PROBLEM: Look for "this" in the listing below. Gather each line that contains it.

ENTRIES:
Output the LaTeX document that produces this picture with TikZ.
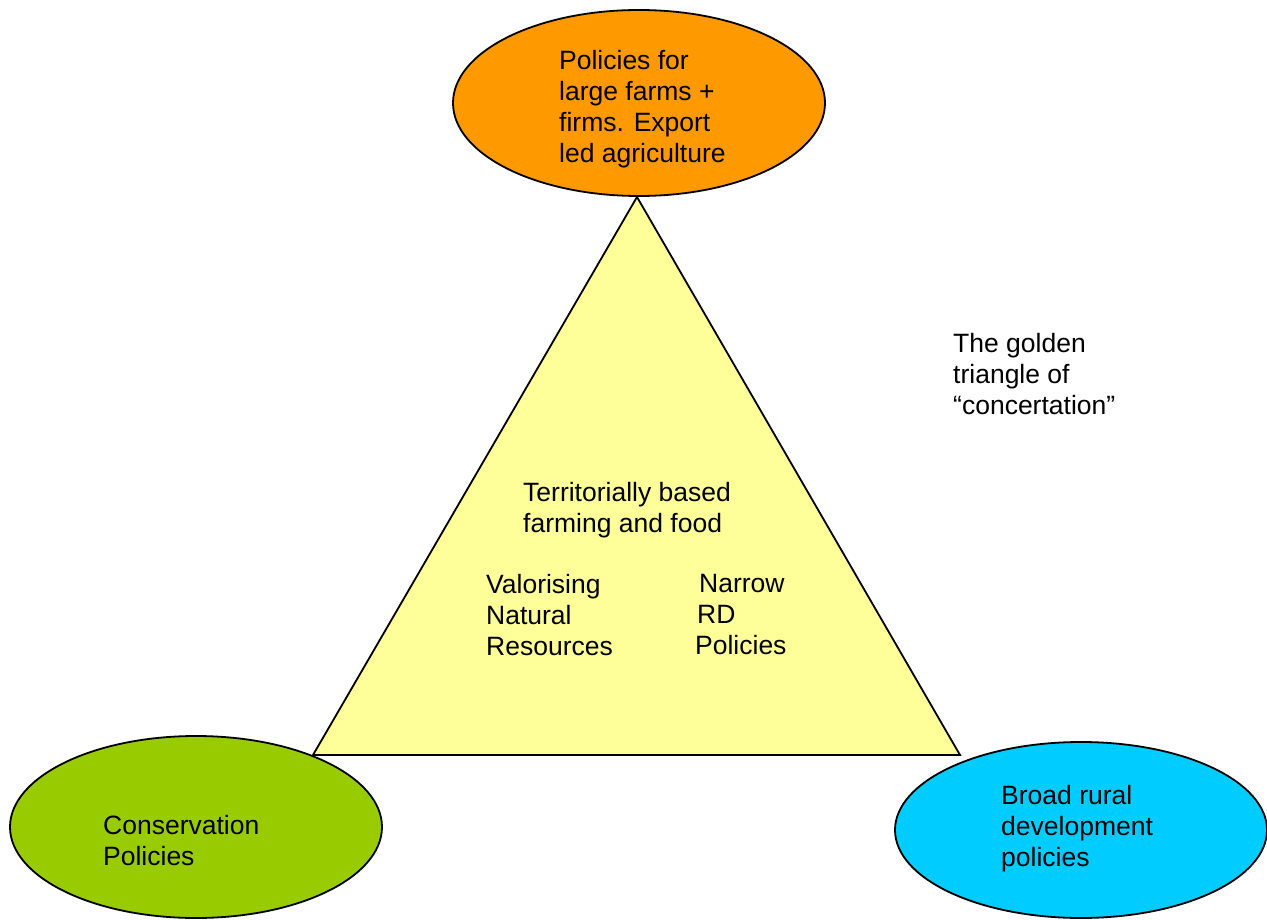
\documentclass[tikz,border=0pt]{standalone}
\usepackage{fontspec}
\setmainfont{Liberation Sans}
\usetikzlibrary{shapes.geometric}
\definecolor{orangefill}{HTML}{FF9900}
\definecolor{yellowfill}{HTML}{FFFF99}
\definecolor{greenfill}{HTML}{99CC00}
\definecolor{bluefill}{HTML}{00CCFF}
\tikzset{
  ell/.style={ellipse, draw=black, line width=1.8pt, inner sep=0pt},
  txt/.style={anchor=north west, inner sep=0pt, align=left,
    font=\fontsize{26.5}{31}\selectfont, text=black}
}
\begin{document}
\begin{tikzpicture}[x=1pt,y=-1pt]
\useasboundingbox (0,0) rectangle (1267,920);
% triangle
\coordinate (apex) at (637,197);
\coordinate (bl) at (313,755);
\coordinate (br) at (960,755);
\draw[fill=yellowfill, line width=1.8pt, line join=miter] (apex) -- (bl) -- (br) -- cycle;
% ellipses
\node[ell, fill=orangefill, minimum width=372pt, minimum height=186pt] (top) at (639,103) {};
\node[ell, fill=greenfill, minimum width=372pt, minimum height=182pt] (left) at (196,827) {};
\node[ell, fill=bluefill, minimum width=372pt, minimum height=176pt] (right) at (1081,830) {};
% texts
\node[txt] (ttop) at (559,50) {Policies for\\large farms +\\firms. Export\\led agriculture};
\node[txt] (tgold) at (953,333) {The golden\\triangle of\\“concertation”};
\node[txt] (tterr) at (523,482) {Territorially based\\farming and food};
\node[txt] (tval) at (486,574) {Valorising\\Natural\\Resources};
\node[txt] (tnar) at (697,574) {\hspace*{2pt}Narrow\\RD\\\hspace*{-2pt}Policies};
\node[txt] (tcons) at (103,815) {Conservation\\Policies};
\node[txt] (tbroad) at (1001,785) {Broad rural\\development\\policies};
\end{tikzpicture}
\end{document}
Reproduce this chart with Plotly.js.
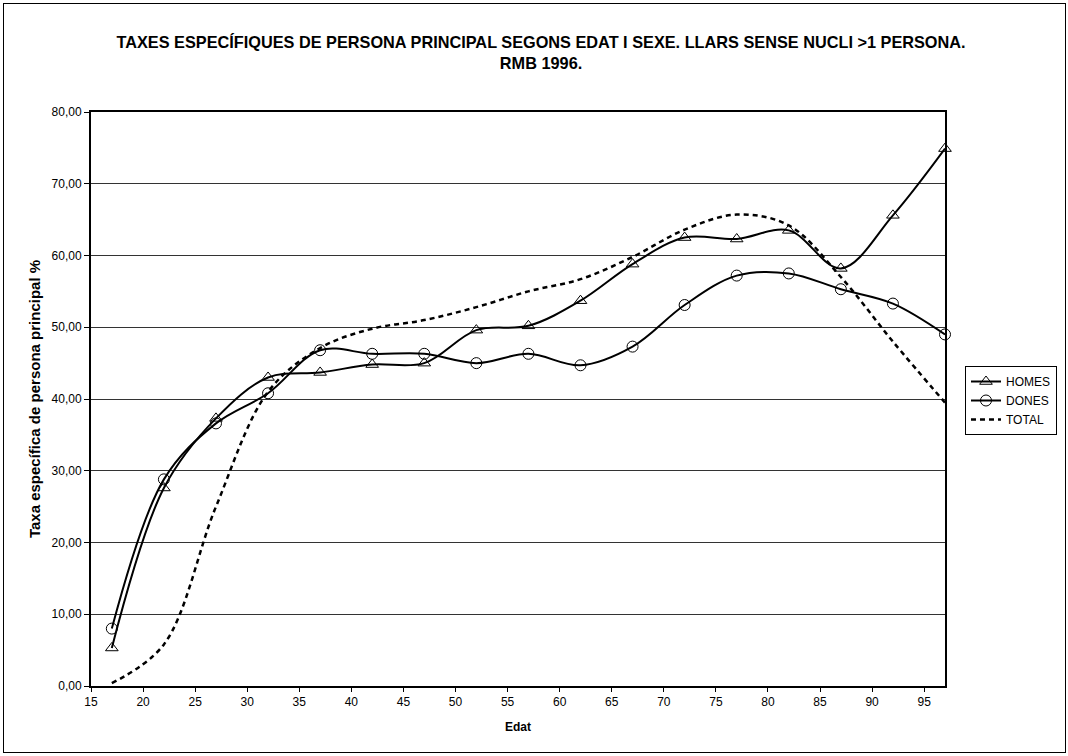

WRITTEN RESPONSE:
Output the LaTeX document that produces this picture with TikZ.
Reproduce this chart with Plotly.js.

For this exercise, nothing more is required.